Rantings, reviews and lists from a person who structures half his life around obsessing over music.

Monday, January 15, 2007

Sigur Ros - ( ) (2002)

3.5 ★/7.0 - 7.9

Pretentious is one of the most overused and misunderstood words in music criticism today. It’s constantly employed as a sticker of disapproval, when in reality, music can be pretentious without necessarily being bad. For example, Sigur Ros, as you probably already know, is pretentious in that they think their glacial paced, classical influenced soundscapes are vital. Just look at the bombastic claims left on their website (“We are simply gonna change music forever...and don't think we can't do it, we will”). But this wasn't a problem on Agaetis Byrjun because they exhibited the talent that could back up such statements. Their new album, however, is another beast completely and whether they've constructed a work that justifies the self-importance that's overabundant in every single aspect of it is questionable. You see, ( ) doesn’t have a speakable name. It's simply given the symbol of two opposing parenthesis. Of course, we'll probably think of something to call it: “The Brackets Album”, “The Unpronounceable” or, a title preferred by the countless dissenters it’ll undoubtedly inspire, “Aimless Self-Indulgent Crap”. A more pressing issue is that the songs aren't titled anything either. All 8 tracks will show up in your computer as "Untitled", even though they blatantly have names (see set lists, their website).

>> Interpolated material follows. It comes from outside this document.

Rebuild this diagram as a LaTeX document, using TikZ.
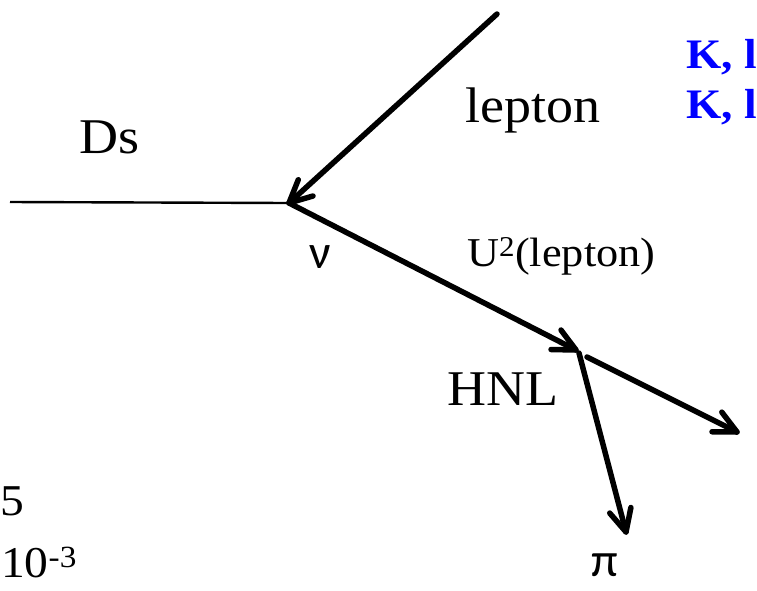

Despite the album's puzzling conceptual nature, "Vaka" (I'm using the real songtitles, translated to english) is enough to believe in it's immense power. The sorrowful keyboard progression, Birgisson’s ball-clenching high falsettos, and the soaring crescendo near the end create what is easily the most breathtakingly beautiful thing they’ve ever recorded. However, the first half is much better than the second half. While the first four songs are all distinctive from one another, brimming with shimmering hooks ("The Spy Machine") and masterfully executed atmosphere ("First Song"), the second half, with the exception of the excellent "Pop Song", dissolves into a string of slow, plodding, never-ending swells. By the end of the fifth track, we’re sick of the same lyrics, the same tempo and the formulaic compositions which aren’t worth being stretched out like taffy to the high-digit time marks they’re given. Everything Sigur Ros constructed for ( ) gives off the vibe that it's a life changing conceptual masterpiece that needs to be given time and research towards understanding. Realistically though, there’s nothing to be had. Further exploration into it's significance proves to be fruitless; the substance is as hollow as the liner notes’ 12 blank pages and as meaningless as Birgisson's fabricated 11-syllable language. Still, some of these songs are mesmerizing enough that the implicit meaning doesn’t even matter; the listener can apply any heartbreak, sorrow or joy s/he wants to and it'll work. In that way, the concept (or lack thereof) reflects the music perfectly. ( ) is composed of blank emotional blackboards, waiting to be chalked on.